:: DIRECTIONS ::
Extract the lines from the start through the line that holds "gpc_elisa_pos = [0, 0, 0, 0, 0, 0, 0, 1, 1]", both included, omitting all images.
** Start DATA EXCERPT **
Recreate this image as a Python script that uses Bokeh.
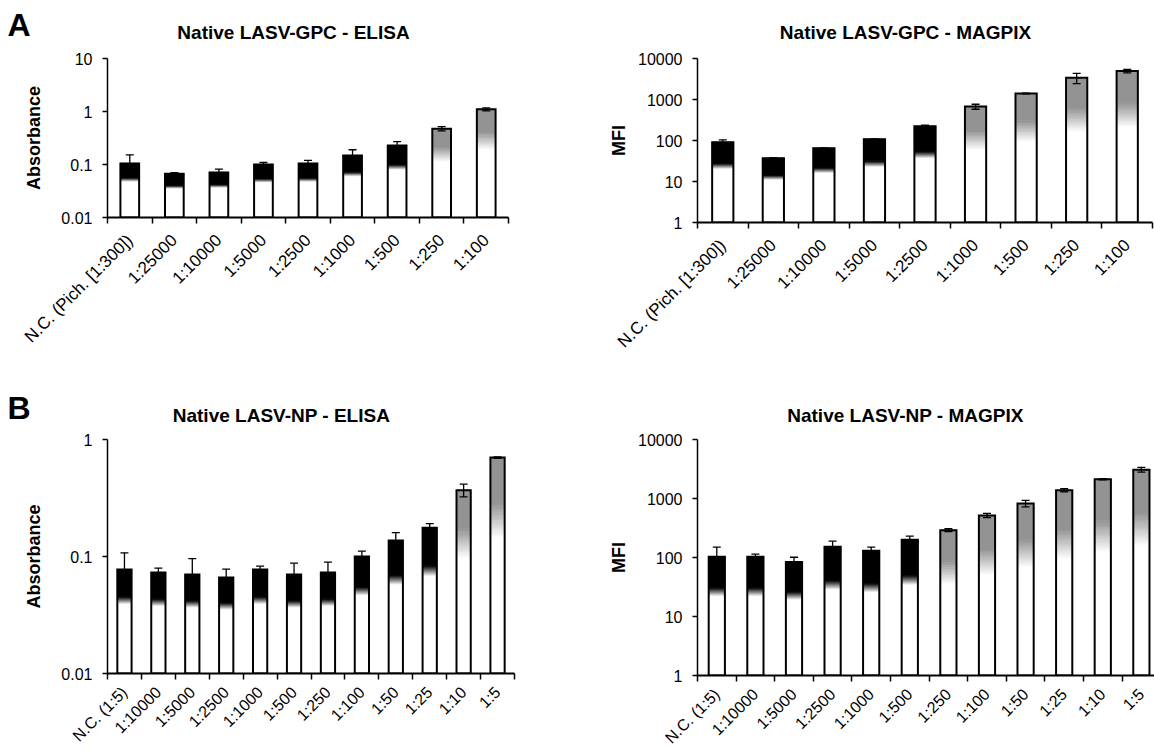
import math
from bokeh.plotting import figure
from bokeh.models import Range1d, FixedTicker, Whisker, TeeHead, ColumnDataSource, Spacer
from bokeh.layouts import row, column
from bokeh.embed import file_html
from bokeh.resources import INLINE

# ---------------- data ----------------
gpc_categories = ["N.C. (Pich. [1:300])", "1:25000", "1:10000", "1:5000", "1:2500",
                  "1:1000", "1:500", "1:250", "1:100"]
np_categories = ["N.C. (1:5)", "1:10000", "1:5000", "1:2500", "1:1000", "1:500",
                 "1:250", "1:100", "1:50", "1:25", "1:10", "1:5"]

gpc_elisa = [0.105, 0.067, 0.071, 0.100, 0.104, 0.148, 0.228, 0.475, 1.10]
gpc_elisa_sd = [0.047, 0.003, 0.011, 0.009, 0.016, 0.042, 0.042, 0.045, 0.07]
gpc_elisa_pos = [0, 0, 0, 0, 0, 0, 0, 1, 1]

gpc_magpix = [91, 37, 65, 108, 223, 672, 1400, 3400, 4960]
gpc_magpix_sd = [13, 1, 1, 2, 13, 94, 30, 950, 490]
gpc_magpix_pos = [0, 0, 0, 0, 0, 1, 1, 1, 1]

np_elisa = [0.0774, 0.073, 0.070, 0.066, 0.0774, 0.070, 0.073, 0.100, 0.137, 0.176, 0.369, 0.70]
np_elisa_sd = [0.030, 0.0065, 0.026, 0.012, 0.0052, 0.0177, 0.0165, 0.011, 0.023, 0.015, 0.046, 0.01]
np_elisa_pos = [0, 0, 0, 0, 0, 0, 0, 0, 0, 0, 1, 1]

np_magpix = [103, 103, 84, 152, 130, 199, 291, 516, 826, 1385, 2120, 3080]
np_magpix_sd = [47, 11, 17, 37, 20, 31, 16, 42, 103, 90, 40, 280]
np_magpix_pos = [0, 0, 0, 0, 0, 0, 1, 1, 1, 1, 1, 1]

elisa_gpc_ticks = [0.01, 0.1, 1, 10]
elisa_np_ticks = [0.01, 0.1, 1]
magpix_ticks = [1, 10, 100, 1000, 10000]

titles = ["Native LASV-GPC - ELISA", "Native LASV-GPC - MAGPIX",
          "Native LASV-NP - ELISA", "Native LASV-NP - MAGPIX"]
letters = ["A", "B"]

# ---------------- style ----------------
FONT = "Liberation Sans"
NEG_COLOR = "#000000"
POS_COLOR = "#939393"


def mix(color, t):
    r, g, b = int(color[1:3], 16), int(color[3:5], 16), int(color[5:7], 16)
    return "#%02x%02x%02x" % tuple(int(round(255 + (c - 255) * t)) for c in (r, g, b))


def text_strip(text, width, height, border_top, size, align="center", offset=0):
    """Small empty figure whose title carries a heading text."""
    h = figure(width=width, height=height, x_range=Range1d(0, 1), y_range=Range1d(0, 1),
               x_axis_type=None, y_axis_type=None, toolbar_location=None,
               min_border_left=0, min_border_right=0, min_border_bottom=0,
               min_border_top=border_top, output_backend="svg", outline_line_color=None)
    h.grid.visible = False
    t = h.title
    t.text = text
    t.align = align
    t.offset = offset
    t.vertical_align = "bottom"
    t.standoff = 0
    t.text_font = FONT
    t.text_font_style = "bold"
    t.text_font_size = size
    t.text_color = "black"
    return h


def make_panel(cats, vals, sds, pos, y_lo, y_hi, yticks, ylabel, ylabel_standoff,
               fig_left, fig_top, fig_w, fig_h, fr_left, fr_top, fw, fh,
               x_end=None, xlab_size="16px", xlab_standoff=14):
    n = len(cats)
    if x_end is None:
        x_end = n
    p = figure(frame_width=fw, frame_height=fh,
               min_border_left=fr_left - fig_left,
               min_border_right=(fig_left + fig_w) - (fr_left + fw),
               min_border_top=fr_top - fig_top,
               min_border_bottom=(fig_top + fig_h) - (fr_top + fh),
               x_range=Range1d(0, x_end), y_range=Range1d(y_lo, y_hi),
               y_axis_type="log", output_backend="svg", toolbar_location=None,
               background_fill_color="white", border_fill_color="white")
    p.title.visible = False
    p.grid.visible = False
    p.outline_line_color = None

    xs = [i + 0.5 for i in range(n)]
    lo = math.log10(y_lo)
    seg_x, seg_b, seg_t, seg_c = [], [], [], []
    for x, v, ps in zip(xs, vals, pos):
        hi = math.log10(v)
        col = POS_COLOR if ps else NEG_COLOR
        fa, fb = (0.63, 0.79) if ps else (0.67, 0.74)
        nsteps = 14
        seg_x.append(x); seg_b.append(y_lo); seg_t.append(10 ** (lo + fa * (hi - lo))); seg_c.append("#ffffff")
        for k in range(nsteps):
            f0 = fa + (fb - fa) * k / nsteps
            f1 = fa + (fb - fa) * (k + 1) / nsteps
            seg_x.append(x)
            seg_b.append(10 ** (lo + f0 * (hi - lo)))
            seg_t.append(10 ** (lo + f1 * (hi - lo)))
            seg_c.append(mix(col, (k + 0.5) / nsteps))
        seg_x.append(x); seg_b.append(10 ** (lo + fb * (hi - lo))); seg_t.append(v); seg_c.append(col)

    bw = 0.42
    p.vbar(x=seg_x, width=bw, bottom=seg_b, top=seg_t, fill_color=seg_c,
           line_color=seg_c, line_width=0.6)
    p.vbar(x=xs, width=bw, bottom=[y_lo] * n, top=vals, fill_color=None,
           line_color="black", line_width=2, line_join="miter")

    up_src = ColumnDataSource(dict(base=xs, lower=vals, upper=[v + s for v, s in zip(vals, sds)]))
    p.add_layout(Whisker(source=up_src, base="base", lower="lower", upper="upper",
                         dimension="height", line_color="black", line_width=1.3,
                         upper_head=TeeHead(size=8, line_width=1.3, line_color="black"),
                         lower_head=None, level="annotation"))
    gx = [x for x, ps in zip(xs, pos) if ps]
    gv = [v for v, ps in zip(vals, pos) if ps]
    gs = [s for s, ps in zip(sds, pos) if ps]
    if gx:
        lo_src = ColumnDataSource(dict(base=gx, lower=[v - s for v, s in zip(gv, gs)], upper=gv))
        p.add_layout(Whisker(source=lo_src, base="base", lower="lower", upper="upper",
                             dimension="height", line_color="black", line_width=1.3,
                             lower_head=TeeHead(size=8, line_width=1.3, line_color="black"),
                             upper_head=None, level="annotation"))

    # x axis: labels at centres, ticks at category boundaries
    xa = p.xaxis[0]
    xa.ticker = FixedTicker(ticks=xs, minor_ticks=list(range(n + 1)))
    xa.major_label_overrides = {x: c for x, c in zip(xs, cats)}
    xa.major_label_orientation = math.pi / 4
    xa.major_tick_in = 0
    xa.major_tick_out = 0
    xa.minor_tick_in = 0
    xa.minor_tick_out = 6
    xa.minor_tick_line_width = 1.5
    xa.minor_tick_line_color = "black"
    xa.axis_line_width = 2
    xa.axis_line_color = "black"
    xa.major_label_standoff = xlab_standoff
    xa.major_label_text_font = FONT
    xa.major_label_text_font_size = xlab_size
    xa.major_label_text_color = "black"

    ya = p.yaxis[0]
    ya.ticker = FixedTicker(ticks=yticks, minor_ticks=[])
    ya.major_label_overrides = {t: ("%g" % t) for t in yticks}
    ya.major_tick_in = 0
    ya.major_tick_out = 5
    ya.major_tick_line_width = 1.5
    ya.major_tick_line_color = "black"
    ya.axis_line_width = 1.5
    ya.axis_line_color = "black"
    ya.major_label_standoff = 10
    ya.major_label_text_font = FONT
    ya.major_label_text_font_size = "16px"
    ya.major_label_text_color = "black"
    ya.axis_label = ylabel
    ya.axis_label_text_font = FONT
    ya.axis_label_text_font_style = "bold"
    ya.axis_label_text_font_size = "18px"
    ya.axis_label_text_color = "black"
    ya.axis_label_standoff = ylabel_standoff
    return p


# heading strips: letter | title (centred at x=293 / 281) | gap | title (centred at x=905)
head1 = row(text_strip(letters[0], 50, 44, 42, "32px", align="left", offset=7),
            text_strip(titles[0], 486, 44, 40, "19px"),
            Spacer(width=120, height=44),
            text_strip(titles[1], 498, 44, 40, "19px"))
head2 = row(text_strip(letters[1], 50, 56, 55, "32px", align="left", offset=7),
            text_strip(titles[2], 462, 56, 49, "19px"),
            Spacer(width=144, height=56),
            text_strip(titles[3], 498, 56, 49, "19px"))

p1 = make_panel(gpc_categories, gpc_elisa, gpc_elisa_sd, gpc_elisa_pos, 0.01, 10, elisa_gpc_ticks,
                "Absorbance", 14, 0, 44, 590, 326, 107, 58, 401, 159,
                xlab_size="17px", xlab_standoff=14)
p2 = make_panel(gpc_categories, gpc_magpix, gpc_magpix_sd, gpc_magpix_pos, 1, 10000, magpix_ticks,
                "MFI", 6, 590, 44, 564, 326, 697, 58, 455, 164,
                xlab_size="17px", xlab_standoff=14)
p3 = make_panel(np_categories, np_elisa, np_elisa_sd, np_elisa_pos, 0.01, 1, elisa_np_ticks,
                "Absorbance", 14, 0, 426, 590, 325, 107, 439, 407, 234,
                xlab_size="16px", xlab_standoff=10)
p4 = make_panel(np_categories, np_magpix, np_magpix_sd, np_magpix_pos, 1, 10000, magpix_ticks,
                "MFI", 6, 590, 426, 564, 325, 697, 439, 457, 236, x_end=11.84,
                xlab_size="16px", xlab_standoff=10)

layout = column(head1, row(p1, p2), head2, row(p3, p4))
open("out.html", "w").write(file_html(layout, INLINE))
** End DATA EXCERPT **
:: IN RESPONSE ::
Recreate this image as a Python script that uses Bokeh.
import math
from bokeh.plotting import figure
from bokeh.models import Range1d, FixedTicker, Whisker, TeeHead, ColumnDataSource, Spacer
from bokeh.layouts import row, column
from bokeh.embed import file_html
from bokeh.resources import INLINE

# ---------------- data ----------------
gpc_categories = ["N.C. (Pich. [1:300])", "1:25000", "1:10000", "1:5000", "1:2500",
                  "1:1000", "1:500", "1:250", "1:100"]
np_categories = ["N.C. (1:5)", "1:10000", "1:5000", "1:2500", "1:1000", "1:500",
                 "1:250", "1:100", "1:50", "1:25", "1:10", "1:5"]

gpc_elisa = [0.105, 0.067, 0.071, 0.100, 0.104, 0.148, 0.228, 0.475, 1.10]
gpc_elisa_sd = [0.047, 0.003, 0.011, 0.009, 0.016, 0.042, 0.042, 0.045, 0.07]
gpc_elisa_pos = [0, 0, 0, 0, 0, 0, 0, 1, 1]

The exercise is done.